From 2001 to 2004, Shanahan worked for the Environmental Justice Foundation on projects related to pesticide poisoning in Cambodia, bear farming in Vietnam and the social and environmental impacts of shrimp farming throughout the tropics. From 2004 to 2007, he was news editor of SciDev.Net. In 2005, he and colleagues won the 'Best Science Writing on the World Wide Web' prize in the Association of British Science Writers Awards, for their coverage of the Indian Ocean tsunami. Shanahan has also written for Nature, The Economist, The Ecologist and Ensia.

From 2006 to 2014, Shanahan was the International Institute for Environment and Development's press officer. He published research and guidance on media coverage of climate change, biodiversity and pastoralism. In 2007, Shanahan and colleagues at Internews' Earth Journalism Network and Panos London co-founded the Climate Change Media Partnership, which has enabled more than 170 journalists from developing countries to report on UN climate change negotiations.

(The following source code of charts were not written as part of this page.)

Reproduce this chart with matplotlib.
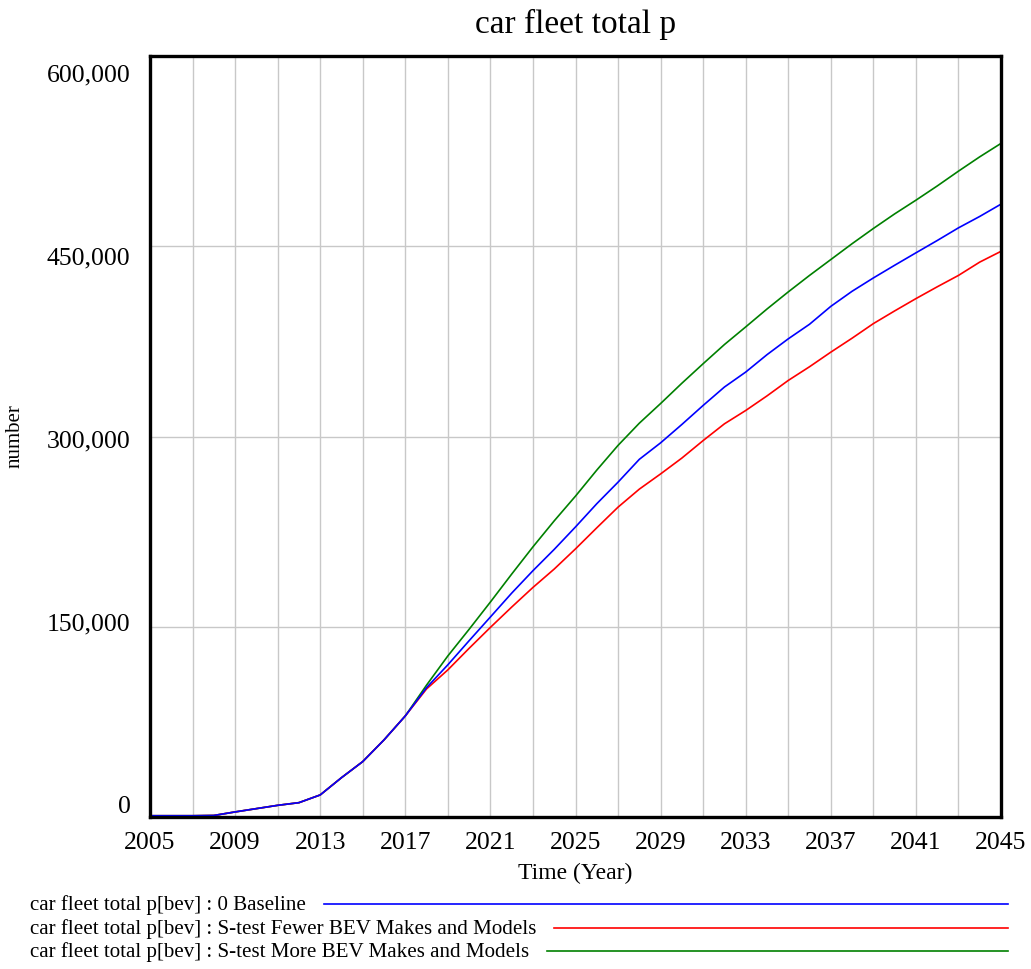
import matplotlib
matplotlib.use("Agg")
import matplotlib.pyplot as plt
import matplotlib.transforms as mtransforms
from matplotlib.lines import Line2D

plt.rcParams['font.family'] = ['Liberation Serif', 'DejaVu Serif']

years = list(range(2005, 2046))

# common history up to 2017
hist = [1000, 1000, 1000, 1200, 4000, 6600, 9200, 11300, 17400, 31000,
        43700, 60800, 79700]

baseline = hist + [102000, 120000, 139000, 157700, 176500, 194200, 211000,
                   228700, 247000, 264000, 282000, 295000, 309500, 324500,
                   339000, 350800, 364500, 377000, 388500, 402600, 414500,
                   425000, 435000, 444800, 454500, 464500, 473500, 483200]
fewer = hist + [101000, 116000, 133000, 149500, 165500, 181000, 195500,
                211400, 228000, 244300, 258500, 270500, 283000, 296800,
                310000, 320500, 332000, 344200, 355000, 366500, 377500,
                389000, 399000, 408700, 418000, 427000, 437500, 446000]
more = hist + [104000, 127000, 148000, 169500, 191500, 213000, 233500,
               253000, 273500, 293000, 310500, 326000, 342000, 357400,
               372500, 386400, 400500, 414000, 427000, 439500, 452000,
               464000, 475500, 486300, 497500, 509200, 520500, 531100]

series = [
    ("car fleet total p[bev] : 0 Baseline", baseline, "#0000ff"),
    ("car fleet total p[bev] : S-test Fewer BEV Makes and Models", fewer, "#ff0000"),
    ("car fleet total p[bev] : S-test More BEV Makes and Models", more, "#008000"),
]

yticks = [0, 150000, 300000, 450000, 600000]
ytick_labels = ["0", "150,000", "300,000", "450,000", "600,000"]
xticks = list(range(2005, 2046, 4))

W, H = 1031, 970
fig = plt.figure(figsize=(W / 100, H / 100), dpi=100)
ax = fig.add_axes([150 / W, 1 - 818 / H, 851 / W, 761 / H])

# draw in reverse so blue sits on top like the original
for name, vals, col in reversed(series):
    ax.plot(years, vals, color=col, lw=1.2, zorder=3)

ax.set_xlim(2005, 2045)
ax.set_ylim(0, 600000)
ax.set_xticks(xticks)
ax.set_xticks(range(2005, 2046, 2), minor=True)
ax.set_xticklabels([str(x) for x in xticks], fontsize=18.5)
ax.set_yticks(yticks)
ax.set_yticklabels(ytick_labels, fontsize=18.5)
ax.tick_params(axis='both', which='both', length=0)
ax.tick_params(axis='x', pad=10)
ax.tick_params(axis='y', pad=14)
ax.grid(True, which='both', color='#c8c8c8', lw=1.0, zorder=1)

# vensim nudges the y labels toward the middle of the axis
for i, lab in enumerate(ax.get_yticklabels()):
    frac = yticks[i] / 600000
    off = -13 + 29 * frac
    lab.set_transform(lab.get_transform() +
                      mtransforms.ScaledTranslation(0, -off / 100, fig.dpi_scale_trans))

for sp in ax.spines.values():
    sp.set_linewidth(2.4)
    sp.set_zorder(4)

ax.set_title("car fleet total p", fontsize=24, pad=17)
fig.text(575 / W, 1 - 873 / H, "Time (Year)", fontsize=17, ha='center', va='center')
fig.text(15 / W, 1 - 436 / H, "number", fontsize=15, rotation=90, ha='center', va='center')

# legend rows under the axis
fig.canvas.draw()
renderer = fig.canvas.get_renderer()
row_y = [905, 929, 952]
for (name, vals, col), yy in zip(series, row_y):
    t = fig.text(30 / W, 1 - yy / H, name, fontsize=15.1, ha='left', va='center')
    bb = t.get_window_extent(renderer)
    x0 = (bb.x1 + 18) / W
    fig.add_artist(Line2D([x0, 1008 / W], [1 - yy / H, 1 - yy / H],
                          transform=fig.transFigure, color=col, lw=1.2))

fig.savefig("out.png", dpi=100)
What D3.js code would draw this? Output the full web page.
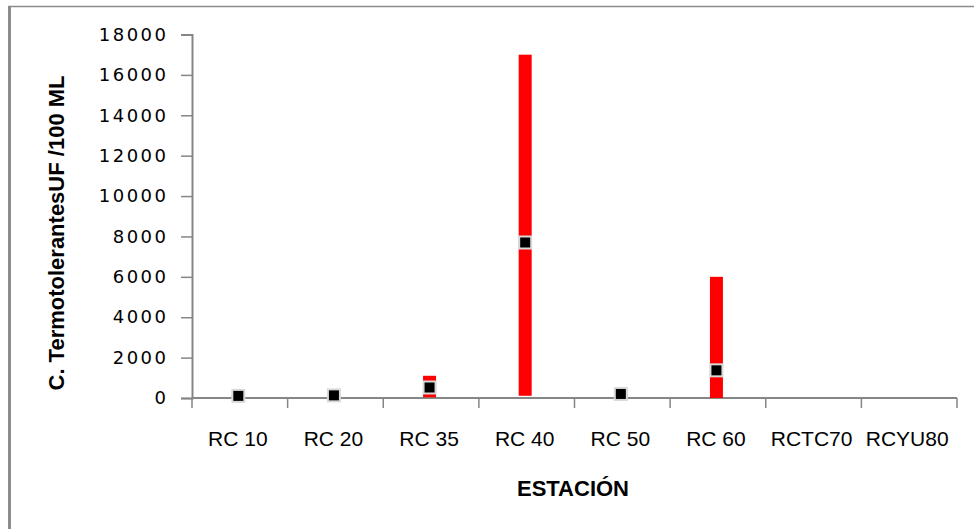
<!DOCTYPE html>
<html>
<head>
<meta charset="utf-8">
<script src="https://cdn.jsdelivr.net/npm/d3@7"></script>
<style>
  html, body { margin: 0; padding: 0; background: #fff; }
  svg { display: block; }
</style>
</head>
<body>
<svg id="chart" width="974" height="529"></svg>
<script>
const categories = ["RC 10", "RC 20", "RC 35", "RC 40", "RC 50", "RC 60", "RCTC70", "RCYU80"];
const maxValues  = [180, 200, 1100, 17000, 400, 6000, null, null];
const minValues  = [30, 40, 35, 110, 40, 0, null, null];
const meanValues = [105, 130, 520, 7700, 200, 1370, null, null];
const yTicks = [0, 2000, 4000, 6000, 8000, 10000, 12000, 14000, 16000, 18000];

const svg = d3.select("#chart");
const plotLeft = 192, plotRight = 957, plotTop = 34.5, plotBottom = 398;

// outer frame
svg.append("line").attr("x1", 8).attr("x2", 974).attr("y1", 6.5).attr("y2", 6.5)
  .attr("stroke", "#8c8c8c").attr("stroke-width", 1.5);
svg.append("line").attr("x1", 9.5).attr("x2", 9.5).attr("y1", 6).attr("y2", 529)
  .attr("stroke", "#8c8c8c").attr("stroke-width", 3);

const x = d3.scaleBand().domain(categories).range([plotLeft, plotRight]).padding(0);
const y = d3.scaleLinear().domain([0, 18000]).range([plotBottom, plotTop]);

// y axis
const yAxis = svg.append("g").attr("transform", `translate(${plotLeft},0)`)
  .call(d3.axisLeft(y).tickValues(yTicks).tickSize(11).tickPadding(15).tickFormat(d3.format("d")));
yAxis.select(".domain").attr("stroke", "#868686").attr("stroke-width", 2);
yAxis.selectAll(".tick line").attr("stroke", "#868686").attr("stroke-width", 1.5);
yAxis.selectAll(".tick text").attr("fill", "#000").attr("font-family", "DejaVu Sans")
  .attr("font-size", 18).attr("letter-spacing", 2.5).attr("dx", 2.5);

// x axis
const xAxis = svg.append("g").attr("transform", `translate(0,${plotBottom})`);
xAxis.append("line").attr("x1", plotLeft).attr("x2", plotRight).attr("y1", 0).attr("y2", 0)
  .attr("stroke", "#868686").attr("stroke-width", 2);
const boundaries = categories.map(c => x(c)).concat([plotRight]);
xAxis.selectAll("line.tk").data(boundaries).enter().append("line").attr("class", "tk")
  .attr("x1", d => d).attr("x2", d => d).attr("y1", 0).attr("y2", 10)
  .attr("stroke", "#868686").attr("stroke-width", 1.5);
xAxis.selectAll("text").data(categories).enter().append("text")
  .attr("x", d => x(d) + x.bandwidth() / 2 - 2)
  .attr("y", 48)
  .attr("text-anchor", "middle")
  .attr("font-family", "Liberation Sans, sans-serif")
  .attr("font-size", 21)
  .attr("fill", "#000")
  .text(d => d);

// range bars
const bw = 13;
const idx = d3.range(categories.length).filter(i => maxValues[i] != null);
svg.selectAll("rect.range").data(idx).enter().append("rect").attr("class", "range")
  .attr("x", i => x(categories[i]) + x.bandwidth() / 2 - bw / 2 - 1.5)
  .attr("width", bw)
  .attr("y", i => y(maxValues[i]))
  .attr("height", i => y(minValues[i]) - y(maxValues[i]))
  .attr("fill", "#ff0000");

// mean markers
const ms = 12;
svg.selectAll("rect.mean").data(idx).enter().append("rect").attr("class", "mean")
  .attr("x", i => x(categories[i]) + x.bandwidth() / 2 - ms / 2 - 1.5)
  .attr("y", i => y(meanValues[i]) - ms / 2)
  .attr("width", ms).attr("height", ms)
  .attr("fill", "#000").attr("stroke", "#d9d9d9").attr("stroke-width", 2);

// axis titles
svg.append("text")
  .attr("transform", `translate(64,233) rotate(-90)`)
  .attr("text-anchor", "middle")
  .attr("font-family", "Liberation Sans, sans-serif")
  .attr("font-weight", "bold").attr("font-size", 22).attr("fill", "#000")
  .text("C. TermotolerantesUF /100 ML");
svg.append("text")
  .attr("x", 573).attr("y", 496)
  .attr("text-anchor", "middle")
  .attr("font-family", "Liberation Sans, sans-serif")
  .attr("font-weight", "bold").attr("font-size", 22).attr("fill", "#000")
  .text("ESTACIÓN");
</script>
</body>
</html>
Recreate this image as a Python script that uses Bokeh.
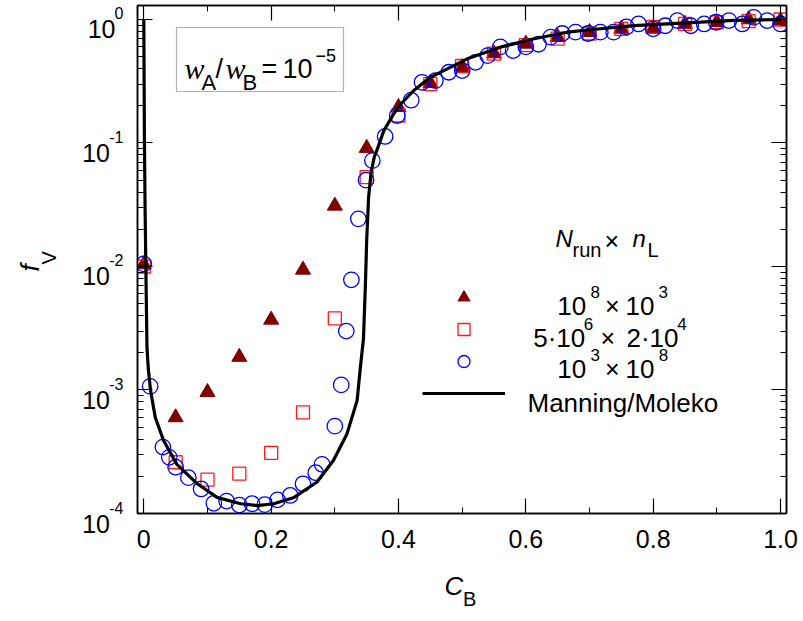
import math
from bokeh.plotting import figure
from bokeh.layouts import row, column
from bokeh.models import (LinearAxis, LogAxis, FixedTicker, Label, BoxAnnotation,
                          Legend, LegendItem, Range1d, CustomJSTickFormatter)
from bokeh.core.properties import value
from bokeh.embed import file_html
from bokeh.resources import INLINE

# ---------------- data ----------------
cb_tri = [0.0, 0.05, 0.10, 0.15, 0.20, 0.25, 0.30, 0.35, 0.40, 0.45, 0.50,
          0.55, 0.60, 0.65, 0.70, 0.75, 0.80, 0.85, 0.90, 0.95, 1.00]
fv_tri = [0.0104, 6.0e-4, 9.6e-4, 1.85e-3, 3.7e-3, 9.4e-3, 0.031, 0.091, 0.195, 0.305, 0.41,
          0.53, 0.635, 0.72, 0.79, 0.84, 0.84, 0.92, 0.95, 1.0, 0.98]

cb_sq = [0.0, 0.05, 0.10, 0.15, 0.20, 0.25, 0.30, 0.35, 0.40, 0.45, 0.50,
         0.55, 0.60, 0.65, 0.70, 0.75, 0.80, 0.85, 0.90, 0.95, 1.00]
fv_sq = [0.0100, 2.6e-4, 1.88e-4, 2.1e-4, 3.1e-4, 6.6e-4, 3.8e-3, 0.053, 0.167, 0.30, 0.42,
         0.53, 0.62, 0.70, 0.77, 0.84, 0.87, 0.92, 0.95, 0.97, 1.0]

cb_circ = [0.0, 0.01, 0.03, 0.04, 0.05, 0.07, 0.09, 0.11, 0.13, 0.15, 0.17, 0.19,
           0.21, 0.23, 0.25, 0.27, 0.28, 0.30, 0.31, 0.318, 0.326, 0.337, 0.349,
           0.359, 0.379, 0.398, 0.42, 0.437, 0.458, 0.479, 0.50, 0.521, 0.54,
           0.56, 0.58, 0.60, 0.62, 0.639, 0.657, 0.678, 0.698, 0.717, 0.738,
           0.758, 0.777, 0.80, 0.819, 0.838, 0.859, 0.88, 0.899, 0.919, 0.94,
           0.958, 0.979, 1.0]
fv_circ = [0.0105, 1.07e-3, 3.45e-4, 2.85e-4, 2.37e-4, 1.95e-4, 1.58e-4, 1.21e-4,
           1.26e-4, 1.17e-4, 1.2e-4, 1.18e-4, 1.29e-4, 1.4e-4, 1.74e-4, 2.14e-4,
           2.5e-4, 5.1e-4, 1.1e-3, 3.0e-3, 7.8e-3, 0.0243, 0.050, 0.072, 0.113,
           0.167, 0.222, 0.31, 0.32, 0.374, 0.386, 0.45, 0.51, 0.60, 0.56, 0.60,
           0.63, 0.72, 0.77, 0.79, 0.77, 0.79, 0.79, 0.87, 0.92, 0.84, 0.89, 0.98,
           0.89, 0.92, 0.95, 0.98, 0.92, 1.04, 0.98, 0.92]

cb_theory = [0.0, 0.001, 0.002, 0.003, 0.004, 0.005, 0.007, 0.0105, 0.018, 0.031,
             0.052, 0.084, 0.115, 0.152, 0.178, 0.204, 0.236, 0.272, 0.298, 0.319,
             0.335, 0.340, 0.345, 0.348, 0.350, 0.353, 0.357, 0.362, 0.367, 0.377,
             0.393, 0.403, 0.424, 0.45, 0.508, 0.56, 0.613, 0.665, 0.717, 0.77,
             0.822, 0.874, 0.927, 1.0]
fv_theory = [1.0, 0.1, 0.03, 0.012, 0.005, 0.0022, 0.0015, 1.0e-3, 6.0e-4, 3.9e-4,
             2.5e-4, 1.74e-4, 1.35e-4, 1.2e-4, 1.16e-4, 1.2e-4, 1.35e-4, 1.8e-4,
             2.7e-4, 4.4e-4, 8.2e-4, 1.5e-3, 2.6e-3, 7e-3, 0.016, 0.036, 0.058,
             0.077, 0.09, 0.126, 0.174, 0.205, 0.266, 0.34, 0.48, 0.597, 0.698,
             0.789, 0.841, 0.893, 0.923, 0.951, 0.982, 1.0]

x_ticks = [0.0, 0.2, 0.4, 0.6, 0.8, 1.0]
x_tick_labels = ["0", "0.2", "0.4", "0.6", "0.8", "1.0"]
x_minor = [0.1, 0.3, 0.5, 0.7, 0.9]
y_exps = [-4, -3, -2, -1, 0]
y_exp_labels = ["-4", "-3", "-2", "-1", "0"]

series_names = [("10", "8", "10", "3"), ("5·10", "6", "2·10", "4"), ("10", "3", "10", "8")]
theory_name = "Manning/Moleko"

# ---------------- geometry ----------------
W, H = 803, 621
FL, FT, FR, FB = 137, 5, 786, 513       # frame edges on the page
LEFT_W = 135                            # width of the left label strip
BOT_H = 61                              # height of the bottom title strip
FONT = "Liberation Sans"

p = figure(width=W - LEFT_W, height=H - BOT_H, y_axis_type="log",
           x_range=Range1d(-0.0099, 1.0094), y_range=Range1d(1e-4, 1.298),
           output_backend="svg", toolbar_location=None,
           min_border_left=FL - LEFT_W, min_border_right=W - FR,
           min_border_top=FT, min_border_bottom=H - BOT_H - FB)
p.grid.visible = False
p.outline_line_color = "black"
p.outline_line_width = 1.5
p.background_fill_color = "white"
p.border_fill_color = "white"

y_ticks = [10.0 ** e for e in y_exps]
y_minor = [m * 10.0 ** e for e in y_exps[:-1] for m in range(2, 10)]
xt = FixedTicker(ticks=x_ticks, minor_ticks=x_minor)
yt = FixedTicker(ticks=y_ticks, minor_ticks=y_minor)
blank = CustomJSTickFormatter(code="return ''")


def style_axis(ax, labels=False):
    ax.axis_line_color = "black"
    ax.axis_line_width = 1.5
    ax.major_tick_in = 15
    ax.major_tick_out = 0
    ax.minor_tick_in = 6
    ax.minor_tick_out = 0
    ax.major_tick_line_color = "black"
    ax.major_tick_line_width = 1.2
    ax.minor_tick_line_color = "black"
    ax.minor_tick_line_width = 1.0
    if not labels:
        ax.formatter = blank
        ax.major_label_text_font_size = "0px"
        ax.major_label_standoff = 0


xa = p.xaxis[0]
xa.ticker = xt
style_axis(xa, labels=True)
xa.major_label_overrides = {t: s for t, s in zip(x_ticks, x_tick_labels)}
xa.major_label_text_font = FONT
xa.major_label_text_font_size = "25px"
xa.major_label_text_color = "black"
xa.major_label_standoff = 16

ya = p.yaxis[0]
ya.ticker = yt
style_axis(ya)

top = LinearAxis(ticker=xt)
style_axis(top)
p.add_layout(top, "above")
right = LogAxis(ticker=yt)
style_axis(right)
p.add_layout(right, "right")

# ---------------- data glyphs ----------------
r_tri = p.scatter(cb_tri, fv_tri, marker="triangle", size=15,
                  fill_color="#800000", line_color="#800000")
r_sq = p.scatter(cb_sq, fv_sq, marker="square", size=13, fill_color=None,
                 line_color="#ff1a1a", line_width=1.3)
r_c = p.scatter(cb_circ, fv_circ, marker="circle", size=15.5, fill_color=None,
                line_color="#0000ff", line_width=1.3)
r_l = p.line(cb_theory, fv_theory, line_color="black", line_width=3.2)

legend = Legend(items=[LegendItem(label=" ", renderers=[r_tri]),
                       LegendItem(label=" ", renderers=[r_sq]),
                       LegendItem(label=" ", renderers=[r_c]),
                       LegendItem(label=" ", renderers=[r_l])],
                location=(422 - FL, FB - 408))
legend.glyph_width = 83
legend.glyph_height = 30
legend.label_height = 30
legend.label_width = 0
legend.label_standoff = 0
legend.spacing = 2
legend.padding = 0
legend.margin = 0
legend.border_line_alpha = 0
legend.background_fill_alpha = 0
legend.label_text_font_size = "1px"
p.add_layout(legend)


# ---------------- texts inside the frame ----------------
def T(px, py, text, size, italic=False, align="left", baseline="alphabetic",
      font=FONT):
    p.add_layout(Label(x=px - FL, y=FB - py, x_units="screen", y_units="screen",
                       text=text, text_font=font, text_font_size=f"{size}px",
                       text_font_style="italic" if italic else "normal",
                       text_align=align, text_baseline=baseline,
                       text_color="black"))


p.add_layout(BoxAnnotation(left=176 - FL, right=343 - FL, top=FB - 27, bottom=FB - 91,
                           left_units="screen", right_units="screen",
                           top_units="screen", bottom_units="screen",
                           fill_alpha=0, line_color="black", line_width=1.2))
T(184, 68, "w", 30, italic=True, font="Liberation Serif")
T(201, 82, "A", 22)
T(215, 68, "/", 27)
T(225, 68, "w", 30, italic=True, font="Liberation Serif")
T(242, 82, "B", 22)
T(261, 68, "=", 27)
T(282, 68, "10", 27)
T(315, 55, "\u22125", 18)

T(555, 238, "N", 24, italic=True)
T(572, 249, "run", 20)
T(604, 240, "\u00d7", 25)
T(632, 238, "n", 24, italic=True)
T(647, 249, "L", 20)

rows = [(305, 556.7, 590, 604.5, 625, 658), (337, 532.7, 583.3, 600, 626, 676.7),
        (368, 556.7, 590, 604.5, 625, 658.3)]
for (b, x1, x2, x3, x4, x5), (m1, s1, m2, s2) in zip(rows, series_names):
    T(x1, b, m1, 26)
    T(x2, b - 14, s1, 17)
    T(x3, b, "\u00d7", 25)
    T(x4, b, m2, 26)
    T(x5, b - 14, s2, 17)
T(527, 402, theory_name, 26)

# ---------------- left strip: y tick labels and y title ----------------
lf = figure(width=LEFT_W, height=H, x_range=Range1d(0, LEFT_W), y_range=Range1d(H, 0),
            output_backend="svg", toolbar_location=None, min_border=0,
            x_axis_location=None, y_axis_location=None)
lf.grid.visible = False
lf.outline_line_color = None
lf.background_fill_color = "white"
lf.border_fill_color = "white"

ly0, ly1 = math.log10(p.y_range.start), math.log10(p.y_range.end)
tick_py = [FT + (ly1 - e) / (ly1 - ly0) * (FB - FT) for e in y_exps]
sup_w = [14.0 if s.startswith("-") else 8.5 for s in y_exp_labels]
label_right = 123
lf.text(x=[label_right] * len(tick_py), y=[t - 6 for t in tick_py], text=y_exp_labels,
        text_font=value(FONT), text_font_size="16px", text_align="right",
        text_baseline="alphabetic", text_color="black")
lf.text(x=[label_right - w + 0.5 for w in sup_w], y=[t + 10 for t in tick_py],
        text=["10"] * len(tick_py), text_font=value(FONT), text_font_size="25px",
        text_align="right", text_baseline="alphabetic", text_color="black")
lf.text(x=[29], y=[271], text=["f"], angle=math.pi / 2, text_font=value(FONT),
        text_font_size="26px", text_font_style="italic", text_align="left",
        text_baseline="alphabetic", text_color="black")
lf.text(x=[48], y=[264], text=["V"], angle=math.pi / 2, text_font=value(FONT),
        text_font_size="20px", text_align="left", text_baseline="alphabetic",
        text_color="black")

# ---------------- bottom strip: x title ----------------
bf = figure(width=W - LEFT_W, height=BOT_H, x_range=Range1d(LEFT_W, W),
            y_range=Range1d(H, H - BOT_H), output_backend="svg",
            toolbar_location=None, min_border=0,
            x_axis_location=None, y_axis_location=None)
bf.grid.visible = False
bf.outline_line_color = None
bf.background_fill_color = "white"
bf.border_fill_color = "white"
bf.text(x=[451], y=[585], text=["C"], text_font=value(FONT), text_font_size="26px",
        text_font_style="italic", text_align="left", text_baseline="alphabetic",
        text_color="black")
bf.text(x=[470], y=[598], text=["B"], text_font=value(FONT), text_font_size="20px",
        text_align="left", text_baseline="alphabetic", text_color="black")

layout = row(lf, column(p, bf, spacing=0), spacing=0)
open("out.html", "w").write(file_html(layout, INLINE))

In September 2016, Unbound will publish Shanahan's book: Ladders to Heaven: How fig trees shaped our history, fed our imaginations and can enrich our future. In November 2016, Chelsea Green Publishing will publish the book in North American with a new title: Gods, Wasps, and Stranglers: The Secret History and Redemptive Future of Fig Trees. Shanahan illustrated Ladders to Heaven and Ross Piper's Extraordinary Animals.